What drew you to the University of Nebraska–Lincoln?
I was drawn to UNL because it is a large public land-grant university with a strong focus on excellence in teaching and research. My experiences at the University of Florida as a postdoctoral researcher made me appreciate the amazing opportunities for teaching and research that are available in this type of school, such as diverse students and collaborators, as well as amazing core facilities and centers. I am excited that UNL and IANR put an emphasis on cross-disciplinary collaborations which will enable me to form unique collaborations and have impacts to the world outside of the healthcare sector.
Also, since I am originally from N.Y., I am excited to return to a place where there are seasons and snow!
What aspect of working in an educational setting do you enjoy the most?
Two major aspects inspire me: 1) watching students learn and grow, and 2) having the flexibility to pursue unique research directions. During their undergraduate and graduate education, students figure out who they are and what they are passionate about. I thoroughly enjoy being a part of this process and helping them find their path.

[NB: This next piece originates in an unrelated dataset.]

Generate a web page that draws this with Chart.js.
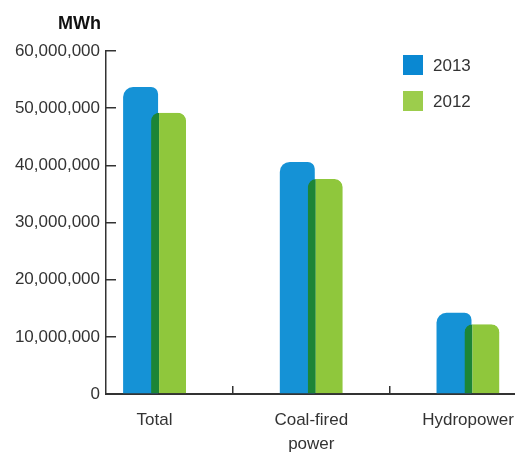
<!DOCTYPE html>
<html>
<head>
<meta charset="utf-8">
<script src="https://cdn.jsdelivr.net/npm/chart.js@4/dist/chart.umd.min.js"></script>
<style>
  html, body { margin: 0; padding: 0; background: #fff; overflow: hidden; }
  #wrap { width: 515px; height: 452px; }
</style>
</head>
<body>
<div id="wrap"><canvas id="myChart" width="515" height="452"></canvas></div>
<script>
// data (MWh)
const categories = [['Total'], ['Coal-fired', 'power'], ['Hydropower']];
const seriesNames = ['2013', '2012'];
const values2013 = [53700000, 40600000, 14200000];
const values2012 = [49200000, 37600000, 12200000];
const yTicks = [0, 10000000, 20000000, 30000000, 40000000, 50000000, 60000000];

const FONT = "'Liberation Sans', Arial, sans-serif";
const INK = '#333333';

const toPoints = arr => arr.map((v, i) => ({ x: i, y: v }));

// draw the datasets in index order so 2012 sits over 2013
const drawOrder = {
    id: 'drawOrder',
    beforeDatasetsDraw(chart) {
        chart.getSortedVisibleDatasetMetas().forEach(m => m.controller.draw());
        return false;
    }
};

const extras = {
    id: 'extras',
    afterDraw(chart) {
        const ctx = chart.ctx;
        const area = chart.chartArea;
        ctx.save();
        // unit label
        ctx.fillStyle = '#111';
        ctx.font = 'bold 18px ' + FONT;
        ctx.textAlign = 'right';
        ctx.textBaseline = 'alphabetic';
        ctx.fillText('MWh', chart.scales.y.right - 5, 29);
        // legend
        ctx.font = '17px ' + FONT;
        ctx.textAlign = 'left';
        ctx.textBaseline = 'middle';
        chart.data.datasets.forEach((ds, i) => {
            const x = area.right - 112;
            const y = 55 + i * 36;
            ctx.fillStyle = ds.legendColor;
            ctx.fillRect(x, y, 20, 20);
            ctx.fillStyle = INK;
            ctx.fillText(ds.label, x + 30, y + 11);
        });
        ctx.restore();
    }
};

new Chart(document.getElementById('myChart'), {
    type: 'bar',
    data: {
        datasets: [{
            label: seriesNames[0],
            data: toPoints(values2013),
            backgroundColor: '#1592d6',
            legendColor: '#0a88d2',
            borderWidth: 0,
            borderRadius: { topLeft: 10, topRight: 7 },
            borderSkipped: 'bottom'
        }, {
            label: seriesNames[1],
            data: toPoints(values2012),
            backgroundColor: '#8fc73c',
            legendColor: '#9ccd4c',
            borderColor: '#1c8537',
            borderWidth: { left: 8, top: 0, right: 0, bottom: 0 },
            borderRadius: { topLeft: 8, topRight: 8 },
            borderSkipped: 'bottom'
        }]
    },
    options: {
        responsive: false,
        animation: false,
        categoryPercentage: 0.714,
        barPercentage: 1.25,
        layout: { padding: { top: 51, left: 0, right: 0, bottom: 0 } },
        plugins: {
            legend: { display: false },
            tooltip: { enabled: false }
        },
        scales: {
            x: {
                type: 'linear',
                offset: false,
                min: -0.31,
                max: 2.3,
                afterBuildTicks: scale => {
                    scale.ticks = [0, 0.5, 1, 1.5, 2].map(v => ({ value: v }));
                },
                afterFit: scale => {
                    scale.height = 58;
                    scale.paddingLeft = 0;
                    scale.paddingRight = 0;
                },
                border: { display: true, color: INK, width: 2 },
                grid: {
                    offset: false,
                    drawOnChartArea: false,
                    drawTicks: true,
                    tickLength: -8,
                    lineWidth: 1.5,
                    color: c => (c.tick && c.tick.value % 1 !== 0) ? INK : 'rgba(0,0,0,0)'
                },
                ticks: {
                    autoSkip: false,
                    maxRotation: 0,
                    padding: 22,
                    color: INK,
                    font: { family: FONT, size: 17, lineHeight: 1.42 },
                    callback: v => (v % 1 === 0 ? categories[v] : '')
                }
            },
            y: {
                min: 0,
                max: 60000000,
                afterBuildTicks: scale => {
                    scale.ticks = yTicks.map(v => ({ value: v }));
                },
                afterFit: scale => { scale.width = 106; },
                border: { display: true, color: INK, width: 1.5 },
                grid: {
                    drawOnChartArea: false,
                    drawTicks: true,
                    tickLength: -10,
                    lineWidth: 1.5,
                    color: INK
                },
                ticks: {
                    padding: 16,
                    color: INK,
                    font: { family: FONT, size: 17 },
                    callback: v => v.toLocaleString('en-US')
                }
            }
        }
    },
    plugins: [drawOrder, extras]
});
</script>
</body>
</html>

In addition, I love that I have the opportunity to pursue any research, idea given I can demonstrate impact and secure funding.
What do you consider your greatest achievement?
Finding a career where I can pursue my passions. Throughout my life I have had many different jobs and roles. However, it wasn’t until I identified my two passions: watching students learn and leading my own research, that I was able to find my ideal position. I am truly amazed each day that this is my job!
What is something that most people don't know about you?
I played basketball in college at Worcester Polytechnic Institute for my entire undergraduate career. After college, I coached college and youth basketball while pursuing my master's and doctoral degrees. I look forward to finding some youth basketball coaching opportunities in Lincoln.
What is your life like outside of work?
Outside of work, my husband and I love exploring new places both near and far. Our next international venture will be vacationing in Australia! We are also excited to explore the Midwest parks and historical sites. We have two rescue dogs, Maggie and Ziva, that we enjoy walking and hiking with. I also enjoy playing tennis in various leagues around Lincoln, and I am currently learning how to play singles.